For a professor of law and human rights advocate, Abdul Mahmud, it’s condemnable for civilians to attack law enforcement officers.

He said, “Civilian’s attacks or assault on policemen have not reached the level that is pandemic. However, it is condemnable. No matter the provocation, a civilian should not attack a law enforcement official. Both policemen who brutalise civilians and civilians who attack cops should be made to face the law.”

Besides, a lawyer, Inibehe Effiong, noted that citizens should be discouraged from attacking law enforcement agents.

He said, “When we see scuffles between the police and members of the public, it is basically the aggression or violence towards civilians. However, assaulting the police should not be encouraged. But if you are looking at it on the basis of proportionality, the incidents where police are being attacked were not comparable to the number of civilians who are tortured, killed, or extorted by the police in the country.

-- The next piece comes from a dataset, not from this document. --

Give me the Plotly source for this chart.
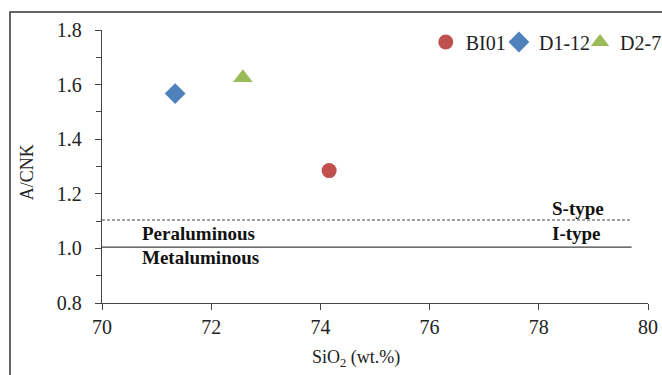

“Now, on the supposed punishment for assault on cops, I will draw your attention to the Anti-torture Act 2017, which criminalises the torture of civilians by law enforcement agents with stringent punishment.”

Effiong explained that the particular act of the parliament had not been implemented because to his knowledge, no policeman had been put on trial on the account of torturing a civilian.

He stated, “I would rather say that it is a distraction if we are laying emphasis on scuffles between police and civilians like the cases mentioned. The police have no business demanding the phone of a citizen without the warrant of a court. Why would a policeman do that? The reason why this unfortunate situation happens is because of the lack of confidence.

“Nigerians have generally lost confidence in the police and that tells why such things are happening. The solution is for the police authorities to rebuild confidence and ensure that their officers are in-line with the law and respect the rights of the citizens. When that is done, we can now start addressing the way the citizens engage the police even though I discourage such actions.’’

Effiong noted that there had to be a balancing act, adding that as long as the police officers continued to invade the privacy of civilians, there would be few instances where the civilians would want to fight back because there were limits to people’s endurance.

Police react

In his reaction to the issue, Spokesperson for the Lagos State Police Command, Benjamin Hundeyin, noted that it might be difficult to identify the cause of the recent assaults on men of the Force.

He stated, “I believe the focus should be on people orchestrating the assaults. Why are they doing that? The civilians should be asked what they have against the Nigerian police. One after the other, we have been prosecuting them. If others don’t learn, they will also face the same consequences. We are not doing more than that. It’s to serve as a deterrent to others who plan to do so. ”

Similarly, Force Spokesperson, CSP Olumuyiwa Adejobi, stated that the noticeable attacks on cops were attributable to a new wave of change.

Adejobi stated, “The breeze in civility and professionalism in the police incidentally has been taken for granted by some individuals who capitalised on that to harass and attack the police. It is easily noticed that today, the police are the one being brutalised unlike what we used to experience.”

He noted that for obvious reasons, the police would approach the situation by charging culprits to court.

The Force spokesperson added, “This will not debar us from being civil, focused and professional in discharging our duties. Nigerians are now supporting the police on this and we share the same ideology on this new trend which has been condemned in its totality.”